Holden first appeared in Salinger's 1941 story, "Slight Rebellion Off Madison" (which wasn't published until 1946). In this early story, Holden is the same character we all know and love (or hate): "an upper-middle class teenager who begins railing against the things he hates." He appeared in several other short stories over the next decade.
Salinger's experiences as a soldier shaped his writings during the war. Over these years, Salinger developed the character of Holden Caulfield across a series of short stories, several of which formed the backbone of The Catcher in the Rye. He even carried six chapters of the novel with him when he landed in France on D-Day.
The harrowing "This Sandwich Has No Mayonnaise," published in 1945, perhaps most directly reflects the war's toll on Salinger—narrated by Holden's brother Vincent (renamed D.B. in the novel), the story recounts Vincent's despair when he learns that Holden is missing in action. The Catcher in the Rye also subtly references Salinger's disillusionment with D.B.'s own cynical reflections on the war.
Salinger fought in World War II in Europe from 1942 to 1944. He suffered from depression and post-traumatic stress disorder as a result of his wartime experiences. When the war ended, he checked himself into a mental hospital in Nuremberg, Germany. After returning to New York in 1946, he quickly set to work finishing his novel.
Salinger hated the process of publishing, including having his work reviewed. He said that a writer who "let himself in for it" might as well "walk down Madison Avenue (in New York) with his pants down." As a result, he traveled to the British Isles just before the novel came out.
Holden Caulfield is famous for repeating his favorite catchphrases, including "phony" (appearing 35 times in the book) and "crazy" (77 times). A review of the book in the New York Times spoofed this style, using the word crumby six times.
The Catcher in the Rye ranks high on the American Library Association's list of the most frequently banned and challenged classics. In 1963 parents in Columbus, Ohio, petitioned the school board to ban The Catcher in the Rye for being "anti-white." One library banned it for violating guidelines concerning "excess vulgar language, sexual scenes, things concerning moral issues, excessive violence and anything dealing with the occult."
However, many schools have reinstated it, and its popularity among students has endured. Some 250,000 copies of The Catcher in the Rye are still sold every year.

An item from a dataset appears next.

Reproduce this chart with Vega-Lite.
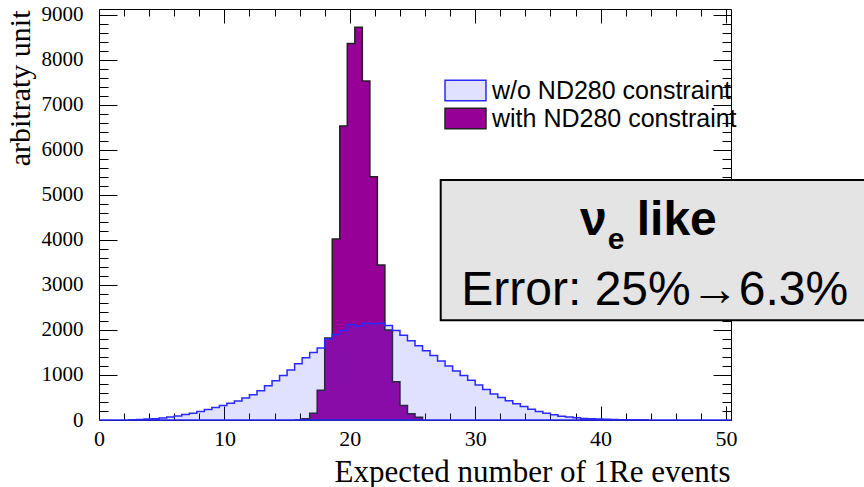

The Catcher in the Rye has unfortunately been associated with several tragic events. For example, Mark David Chapman, the man who assassinated John Lennon in 1980, was reading Salinger's novel at the time of his arrest. Chapman identified strongly with Holden Caulfield and reportedly believed he would become Holden when he killed Lennon. He even tried to legally change his name to Holden Caulfield.
The book was also found in John Hinckley, Jr.'s apartment after he attempted to assassinate Ronald Reagan.
In 1941 the 22-year-old Salinger met and fell head-over-heels for 16-year-old socialite Oona O'Neill, daughter of playwright Eugene O'Neill. While dating, Salinger would send her "long daily letters"—but the romance ended when Salinger went to war and Oona moved to Hollywood to pursue acting.
In Hollywood, Oona met silent film star Charlie Chaplin, and she would eventually become his fourth wife. When Salinger read about the wedding in the papers, he was so angry that he sent Oona ''a scathing, scatological letter describing in disgusting detail his version of the Chaplins' wedding night.''
Although many offers were made to adapt The Catcher in the Rye for the big screen, Salinger was famously resistant to any and all such attempts. Salinger did, however, state in a 1957 letter that he was open to an adaptation being released after his death. He added, "It pleasures me no end, though, I might quickly add, to know that I won't have to see the results of the transaction."